▸ **To do**: Take the material below and retype it in full; pictures are left out.

▸ **Records to use**:
+--
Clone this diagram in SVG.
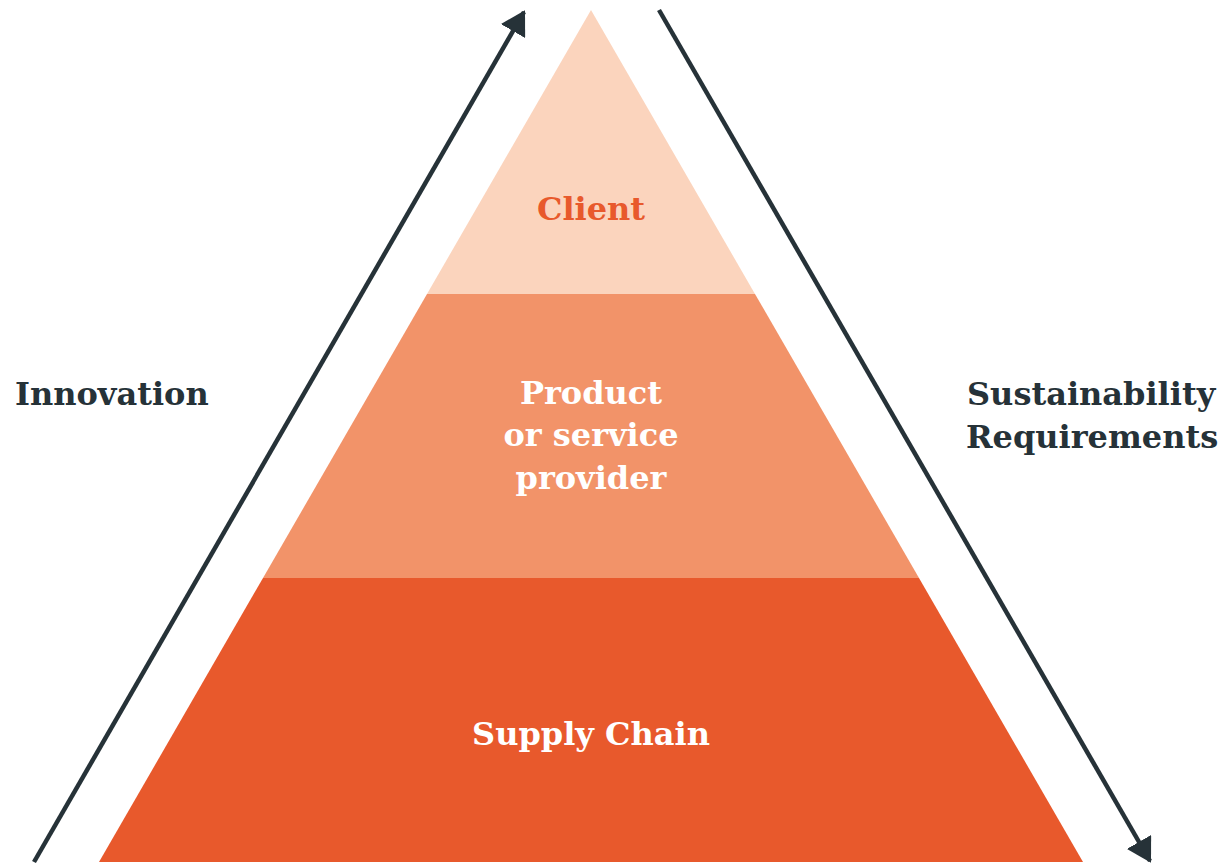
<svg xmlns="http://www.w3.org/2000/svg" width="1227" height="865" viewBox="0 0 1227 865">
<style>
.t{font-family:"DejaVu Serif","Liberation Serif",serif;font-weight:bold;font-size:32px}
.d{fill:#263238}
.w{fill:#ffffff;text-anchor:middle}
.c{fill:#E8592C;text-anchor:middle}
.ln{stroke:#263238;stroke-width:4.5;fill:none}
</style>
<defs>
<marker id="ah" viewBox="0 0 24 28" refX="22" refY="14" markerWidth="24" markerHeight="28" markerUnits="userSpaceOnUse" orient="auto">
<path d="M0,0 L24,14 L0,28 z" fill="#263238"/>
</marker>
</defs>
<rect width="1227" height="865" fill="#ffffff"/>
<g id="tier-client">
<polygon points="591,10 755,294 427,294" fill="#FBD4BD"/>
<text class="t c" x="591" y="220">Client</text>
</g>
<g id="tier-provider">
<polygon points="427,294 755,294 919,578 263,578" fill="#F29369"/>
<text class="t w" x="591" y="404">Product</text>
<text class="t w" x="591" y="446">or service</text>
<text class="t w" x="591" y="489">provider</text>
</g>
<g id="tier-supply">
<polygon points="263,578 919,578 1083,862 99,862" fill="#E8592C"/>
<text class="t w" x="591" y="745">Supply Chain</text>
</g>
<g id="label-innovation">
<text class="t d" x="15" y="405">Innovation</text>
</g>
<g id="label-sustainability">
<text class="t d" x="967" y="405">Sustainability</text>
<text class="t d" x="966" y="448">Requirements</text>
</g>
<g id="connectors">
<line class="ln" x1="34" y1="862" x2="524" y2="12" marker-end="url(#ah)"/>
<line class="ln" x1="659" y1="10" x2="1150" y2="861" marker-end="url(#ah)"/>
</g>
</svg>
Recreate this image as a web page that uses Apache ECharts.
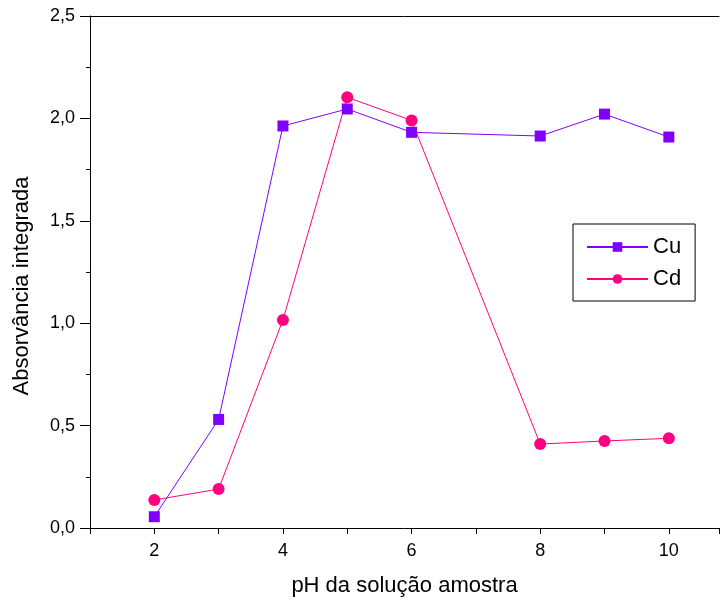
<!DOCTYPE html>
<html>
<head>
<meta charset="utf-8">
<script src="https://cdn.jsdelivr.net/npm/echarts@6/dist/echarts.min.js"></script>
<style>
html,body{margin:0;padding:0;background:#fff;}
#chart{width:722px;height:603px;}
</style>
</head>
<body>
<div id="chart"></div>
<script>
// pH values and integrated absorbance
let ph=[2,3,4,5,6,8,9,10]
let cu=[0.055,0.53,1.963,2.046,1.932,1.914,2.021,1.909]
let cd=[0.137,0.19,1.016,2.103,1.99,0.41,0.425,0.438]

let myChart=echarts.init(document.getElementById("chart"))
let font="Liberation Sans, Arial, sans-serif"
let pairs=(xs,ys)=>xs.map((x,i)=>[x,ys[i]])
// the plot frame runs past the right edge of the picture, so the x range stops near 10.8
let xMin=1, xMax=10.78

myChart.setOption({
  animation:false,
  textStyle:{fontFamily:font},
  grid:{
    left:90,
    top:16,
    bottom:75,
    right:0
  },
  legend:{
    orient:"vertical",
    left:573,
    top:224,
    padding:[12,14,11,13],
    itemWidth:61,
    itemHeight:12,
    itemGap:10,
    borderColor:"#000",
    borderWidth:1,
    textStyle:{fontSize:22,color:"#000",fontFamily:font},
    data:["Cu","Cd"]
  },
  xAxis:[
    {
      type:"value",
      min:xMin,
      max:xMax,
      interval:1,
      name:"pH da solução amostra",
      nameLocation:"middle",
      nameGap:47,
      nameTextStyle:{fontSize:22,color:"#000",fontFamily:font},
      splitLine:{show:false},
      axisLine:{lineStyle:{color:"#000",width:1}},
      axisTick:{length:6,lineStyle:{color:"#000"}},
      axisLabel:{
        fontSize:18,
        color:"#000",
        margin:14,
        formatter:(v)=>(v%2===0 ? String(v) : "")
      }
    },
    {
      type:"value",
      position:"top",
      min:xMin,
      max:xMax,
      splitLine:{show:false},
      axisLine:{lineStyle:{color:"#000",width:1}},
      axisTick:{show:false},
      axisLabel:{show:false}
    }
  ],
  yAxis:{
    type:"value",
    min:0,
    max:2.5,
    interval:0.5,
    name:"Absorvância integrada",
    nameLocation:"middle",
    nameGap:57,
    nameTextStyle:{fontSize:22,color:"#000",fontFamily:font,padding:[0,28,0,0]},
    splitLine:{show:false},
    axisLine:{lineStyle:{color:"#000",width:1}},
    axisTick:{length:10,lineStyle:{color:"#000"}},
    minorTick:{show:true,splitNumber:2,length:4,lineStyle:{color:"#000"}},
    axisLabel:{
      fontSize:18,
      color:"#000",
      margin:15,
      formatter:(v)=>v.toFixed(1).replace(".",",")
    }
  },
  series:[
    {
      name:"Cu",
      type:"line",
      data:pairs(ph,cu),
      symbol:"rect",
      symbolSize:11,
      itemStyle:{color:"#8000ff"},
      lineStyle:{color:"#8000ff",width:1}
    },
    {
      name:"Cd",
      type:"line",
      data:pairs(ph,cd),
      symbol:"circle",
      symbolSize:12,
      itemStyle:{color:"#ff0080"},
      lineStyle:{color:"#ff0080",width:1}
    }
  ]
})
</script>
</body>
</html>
+--
▸ **Answer to this task**:
Clone this diagram in SVG.
<svg xmlns="http://www.w3.org/2000/svg" width="1227" height="865" viewBox="0 0 1227 865">
<style>
.t{font-family:"DejaVu Serif","Liberation Serif",serif;font-weight:bold;font-size:32px}
.d{fill:#263238}
.w{fill:#ffffff;text-anchor:middle}
.c{fill:#E8592C;text-anchor:middle}
.ln{stroke:#263238;stroke-width:4.5;fill:none}
</style>
<defs>
<marker id="ah" viewBox="0 0 24 28" refX="22" refY="14" markerWidth="24" markerHeight="28" markerUnits="userSpaceOnUse" orient="auto">
<path d="M0,0 L24,14 L0,28 z" fill="#263238"/>
</marker>
</defs>
<rect width="1227" height="865" fill="#ffffff"/>
<g id="tier-client">
<polygon points="591,10 755,294 427,294" fill="#FBD4BD"/>
<text class="t c" x="591" y="220">Client</text>
</g>
<g id="tier-provider">
<polygon points="427,294 755,294 919,578 263,578" fill="#F29369"/>
<text class="t w" x="591" y="404">Product</text>
<text class="t w" x="591" y="446">or service</text>
<text class="t w" x="591" y="489">provider</text>
</g>
<g id="tier-supply">
<polygon points="263,578 919,578 1083,862 99,862" fill="#E8592C"/>
<text class="t w" x="591" y="745">Supply Chain</text>
</g>
<g id="label-innovation">
<text class="t d" x="15" y="405">Innovation</text>
</g>
<g id="label-sustainability">
<text class="t d" x="967" y="405">Sustainability</text>
<text class="t d" x="966" y="448">Requirements</text>
</g>
<g id="connectors">
<line class="ln" x1="34" y1="862" x2="524" y2="12" marker-end="url(#ah)"/>
<line class="ln" x1="659" y1="10" x2="1150" y2="861" marker-end="url(#ah)"/>
</g>
</svg>
Recreate this image as a web page that uses Apache ECharts.
<!DOCTYPE html>
<html>
<head>
<meta charset="utf-8">
<script src="https://cdn.jsdelivr.net/npm/echarts@6/dist/echarts.min.js"></script>
<style>
html,body{margin:0;padding:0;background:#fff;}
#chart{width:722px;height:603px;}
</style>
</head>
<body>
<div id="chart"></div>
<script>
// pH values and integrated absorbance
let ph=[2,3,4,5,6,8,9,10]
let cu=[0.055,0.53,1.963,2.046,1.932,1.914,2.021,1.909]
let cd=[0.137,0.19,1.016,2.103,1.99,0.41,0.425,0.438]

let myChart=echarts.init(document.getElementById("chart"))
let font="Liberation Sans, Arial, sans-serif"
let pairs=(xs,ys)=>xs.map((x,i)=>[x,ys[i]])
// the plot frame runs past the right edge of the picture, so the x range stops near 10.8
let xMin=1, xMax=10.78

myChart.setOption({
  animation:false,
  textStyle:{fontFamily:font},
  grid:{
    left:90,
    top:16,
    bottom:75,
    right:0
  },
  legend:{
    orient:"vertical",
    left:573,
    top:224,
    padding:[12,14,11,13],
    itemWidth:61,
    itemHeight:12,
    itemGap:10,
    borderColor:"#000",
    borderWidth:1,
    textStyle:{fontSize:22,color:"#000",fontFamily:font},
    data:["Cu","Cd"]
  },
  xAxis:[
    {
      type:"value",
      min:xMin,
      max:xMax,
      interval:1,
      name:"pH da solução amostra",
      nameLocation:"middle",
      nameGap:47,
      nameTextStyle:{fontSize:22,color:"#000",fontFamily:font},
      splitLine:{show:false},
      axisLine:{lineStyle:{color:"#000",width:1}},
      axisTick:{length:6,lineStyle:{color:"#000"}},
      axisLabel:{
        fontSize:18,
        color:"#000",
        margin:14,
        formatter:(v)=>(v%2===0 ? String(v) : "")
      }
    },
    {
      type:"value",
      position:"top",
      min:xMin,
      max:xMax,
      splitLine:{show:false},
      axisLine:{lineStyle:{color:"#000",width:1}},
      axisTick:{show:false},
      axisLabel:{show:false}
    }
  ],
  yAxis:{
    type:"value",
    min:0,
    max:2.5,
    interval:0.5,
    name:"Absorvância integrada",
    nameLocation:"middle",
    nameGap:57,
    nameTextStyle:{fontSize:22,color:"#000",fontFamily:font,padding:[0,28,0,0]},
    splitLine:{show:false},
    axisLine:{lineStyle:{color:"#000",width:1}},
    axisTick:{length:10,lineStyle:{color:"#000"}},
    minorTick:{show:true,splitNumber:2,length:4,lineStyle:{color:"#000"}},
    axisLabel:{
      fontSize:18,
      color:"#000",
      margin:15,
      formatter:(v)=>v.toFixed(1).replace(".",",")
    }
  },
  series:[
    {
      name:"Cu",
      type:"line",
      data:pairs(ph,cu),
      symbol:"rect",
      symbolSize:11,
      itemStyle:{color:"#8000ff"},
      lineStyle:{color:"#8000ff",width:1}
    },
    {
      name:"Cd",
      type:"line",
      data:pairs(ph,cd),
      symbol:"circle",
      symbolSize:12,
      itemStyle:{color:"#ff0080"},
      lineStyle:{color:"#ff0080",width:1}
    }
  ]
})
</script>
</body>
</html>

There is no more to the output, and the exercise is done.